I wanted to love the public Montessori, because it's the path of least resistance for us: it's close, it's probably better than the traditional public schools in some ways that matter to me, if she goes there for preschool she's guaranteed a kindergarten slot, we'd have to pay for one more year of preschool but then it would be free. I liked it, at least some things about it. Enough to send Yehva there? I don't know. How much more would I have to love a different school to pay $6500/year in tuition? I don't know.

I might find out, though. I sent off an e-mail asking to set up a tour at one of the local private Montessori schools. (I also know parents of kids in this school. Some of them love it. Some of them don't. One pulled her daughter because she thought the school was pigeon-holing her daughter as a "troublemaker." Her daughter was 2. I talk to too many parents. It muddies the waters.) Anyway, I sent off the e-mail. "Practically any weekday morning is fine for me," I said, "except that we'll be out of town from February 16-22." I got a very prompt e-mail back saying that I'd been pencilled in for a tour on the morning of the 16th. *sigh*

One of my friends pulled her son out of elementary school last year and tried homeschooling. "There are too many choices," she complained to me not long after. "When he was in school, they made all these choices for me!" As someone who has spent hours reading up on math curricula on the internet, and hours reading up on science curricula, and hours reading up on Language Arts curricula--and this only after spending years going back and forth about whether to use curricula at all--I could sympathize.

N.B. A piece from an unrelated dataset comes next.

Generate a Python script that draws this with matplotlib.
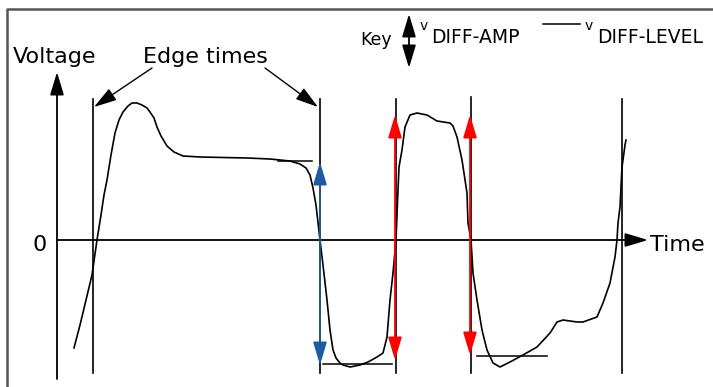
import matplotlib
matplotlib.use("Agg")
import matplotlib.pyplot as plt

# ---- data (pixel-space diagram coordinates) ----
wave_x = [74, 80, 86, 92, 97, 101, 104, 107, 111, 115, 119, 123, 128, 132, 137, 142, 147, 150,
          154, 157, 161, 167, 174, 183, 200, 247, 270, 290, 300, 306, 310, 313, 316, 320, 323,
          327, 330, 333, 336, 340, 343, 350, 360, 368, 377, 383, 387, 390, 393, 396, 398, 399,
          402, 405, 410, 417, 427, 437, 450, 453, 457, 462, 467, 468, 471, 473, 477, 482, 487,
          493, 500, 510, 523, 537, 550, 557, 563, 577, 583, 597, 603, 610, 615, 617, 618, 620,
          622, 623, 625, 626]
wave_y = [348, 325, 300, 275, 240, 215, 195, 180, 155, 133, 120, 112, 106, 103, 103, 105, 108, 112,
          118, 127, 136, 146, 152, 156, 157, 158, 159, 161, 164, 168, 175, 188, 205, 240, 265,
          300, 330, 350, 358, 363, 365, 367, 365, 362, 357, 353, 337, 300, 273, 240, 190, 167,
          150, 127, 115, 113, 115, 121, 123, 126, 137, 160, 193, 223, 240, 273, 300, 330, 350,
          363, 367, 362, 355, 347, 333, 322, 320, 322, 322, 317, 303, 283, 257, 240, 223, 207,
          167, 160, 145, 140]

edge_x = [93, 320, 396, 471, 622]
edge_top = [99, 99, 99, 97, 99]
edge_bottom = 373

level_x0 = [278, 323, 477]
level_x1 = [312, 392, 547]
level_y = [161, 364, 356]

amp_x = [320, 395, 470]
amp_top = [162, 115, 115]
amp_bottom = [365, 360, 355]
amp_colors = ["#1f5aa6", "#ff0000", "#ff0000"]

fig = plt.figure(figsize=(7.13, 3.87), dpi=100)
ax = fig.add_axes([0, 0, 1, 1])
ax.set_xlim(0, 713)
ax.set_ylim(387, 0)
ax.axis("off")

FONT = "DejaVu Sans"
HEAD = "head_length=1.0,head_width=0.3"

# frame
ax.plot([7, 7, 713], [387, 9, 9], color="#555555", lw=1.8, solid_capstyle="butt")

# axes
ax.annotate("", xy=(57, 72), xytext=(57, 379),
            arrowprops=dict(arrowstyle="-|>," + HEAD, color="black",
                            lw=1.3, shrinkA=0, shrinkB=0, mutation_scale=14))
ax.annotate("", xy=(648, 240), xytext=(57, 240),
            arrowprops=dict(arrowstyle="-|>," + HEAD, color="black",
                            lw=1.3, shrinkA=0, shrinkB=0, mutation_scale=14))

# edge lines
for x, t in zip(edge_x, edge_top):
    ax.plot([x, x], [t, edge_bottom], color="black", lw=1.2)

# level lines
for x0, x1, y in zip(level_x0, level_x1, level_y):
    ax.plot([x0, x1], [y, y], color="black", lw=1.1)

# waveform
ax.plot(wave_x, wave_y, color="black", lw=1.2)

# amplitude arrows
for x, t, b, c in zip(amp_x, amp_top, amp_bottom, amp_colors):
    ax.annotate("", xy=(x, t), xytext=(x, b),
                arrowprops=dict(arrowstyle="<|-|>," + HEAD, color=c,
                                lw=1.3, shrinkA=0, shrinkB=0, mutation_scale=14))

# edge-time pointers
ax.annotate("", xy=(94, 107), xytext=(152, 68),
            arrowprops=dict(arrowstyle="-|>," + HEAD, color="black",
                            lw=1.0, shrinkA=0, shrinkB=0, mutation_scale=14))
ax.annotate("", xy=(318, 107), xytext=(265, 68),
            arrowprops=dict(arrowstyle="-|>," + HEAD, color="black",
                            lw=1.0, shrinkA=0, shrinkB=0, mutation_scale=14))

# texts
ax.text(13, 63, "Voltage", fontsize=16, family=FONT, va="baseline", ha="left")
ax.text(143, 63, "Edge times", fontsize=16, family=FONT, va="baseline", ha="left")
ax.text(40, 251, "0", fontsize=16, family=FONT, va="baseline", ha="center")
ax.text(650, 251, "Time", fontsize=16, family=FONT, va="baseline", ha="left")

# key
ax.text(360, 45, "Key", fontsize=12.5, family=FONT, va="baseline", ha="left")
ax.annotate("", xy=(409, 14), xytext=(409, 68),
            arrowprops=dict(arrowstyle="<|-|>," + HEAD, color="black",
                            lw=1.3, shrinkA=0, shrinkB=0, mutation_scale=14))
ax.text(420, 30, "v", fontsize=10, family=FONT, va="baseline", ha="left")
ax.text(431, 43, "DIFF-AMP", fontsize=13.5, family=FONT, va="baseline", ha="left")
ax.plot([543, 580], [24, 24], color="black", lw=1.1)
ax.text(585, 30, "v", fontsize=10, family=FONT, va="baseline", ha="left")
ax.text(597, 43, "DIFF-LEVEL", fontsize=13.5, family=FONT, va="baseline", ha="left")

fig.savefig("out.png", dpi=100)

But I find that the decisions involved in sending a kid to school are just as hairy. I'm lucky, I suppose, to live in a place where there are really very few choices, or my head would explode. As it is, I think I'll go take half a Xanax and lie down with a cold cloth on my head until the palpitations stop.

2 comments:

Ann said...

I think you are putting too much pressure on yourself. You are signing her up for preschool, not making a life-long commitment. If you are unhappy, you can pull her out any time you wish.

Anonymous said...

I like the idea of homeschooling with tons of physical activity added on, and you'd probably have to participate in lots of co-ops and classes, too. Girl Scouts would be good.

I think highly of Montessori, too. If Yehva is happy there, it might be a good fit for at least a few years and that would serve her well later.

And I have 4 good friends, 2 couples both of European American descent, with adopted AA kids who are grown, and they definitely were forced by their kids to move them to schools where there would be more diversity. And their kids had special needs. And they didn't get good educations. They were "good" public schools, but they were also racist public schools.

You can't plan her whole future right now (how I have wanted to do that for each of my kids!). You only get enough light for the moment, and then there will be new problems later.